Sebagian besar areal perkebunan yang ada merupakan perkebunan rakyat yang mencapai 72 persen (akhir Pelita keempat). Usaha perkebunan rakyat yang dikelola oleh petani perorangan dan badan hukum atas tanah yang berstatus Hak Guna Usaha (HGU). Dari seluruh areal perkebunan besar, sekitar 77,2 persen diusahakan oleh swasta.

Mengingat begitu banyak harapan yang bertumpu pada sektor pertanian maka besar pula apresiasi masyarakat terhadap keberadaannya. Pertanian bukan jenis mata pencaharian baru, sektor ini telah digeluti sejak zaman nenek moyang di seluruh belahan bumi. Karena bidang ini berhubungan langsung dengan kelangsungan hidup manusia. Sehingga sebagai wujud penghargaan, penghormatan akan alam yang menjadi media serta pengharapan, maka dalam pelaksanaannya manusia membudayakan serangkaian upacara yang telah menjadi tradisi di suatu daerah dan dilaksanakan secara turun-temurun.

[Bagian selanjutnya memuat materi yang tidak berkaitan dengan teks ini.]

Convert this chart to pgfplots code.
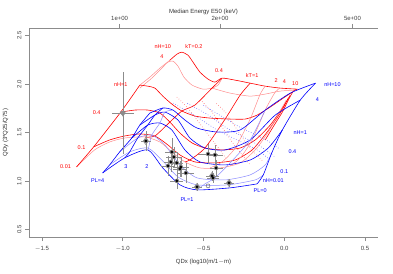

Salah satu apresiasi masyarakat ini diwujudkan dalam berbagai upacara tradisional berupa ritual adat yang berbeda caranya antara satu daerah dengan daerah lainnya. Upacara tersebut ada yang berkaitan dengan kepercayaan, agama, daur hidup dan ada pula yang berkaitan dengan sosial masyarakat.

Dilihat dari etimologi, upacara itu sendiri merupakan perayaan atau kegiatan selebrasi karena alasan-alasan tertentu. Kemudian upacara tersebut dilaksanakan dalam lingkup adat istiadat secara berkelanjutan dan sesuai dengan hukum dan aturan yang berlaku.

Yang dimaksud adat istiadat adalah aturan tentang beberapa segi aturan tentang beberapa aspek kehidupan manusia yang tumbuh dari usaha orang dalam suatu daerah tertentu di Indonesia sebagai kelompok sosial untuk mengatur tata tertib tingkah laku anggota masyarakatnya.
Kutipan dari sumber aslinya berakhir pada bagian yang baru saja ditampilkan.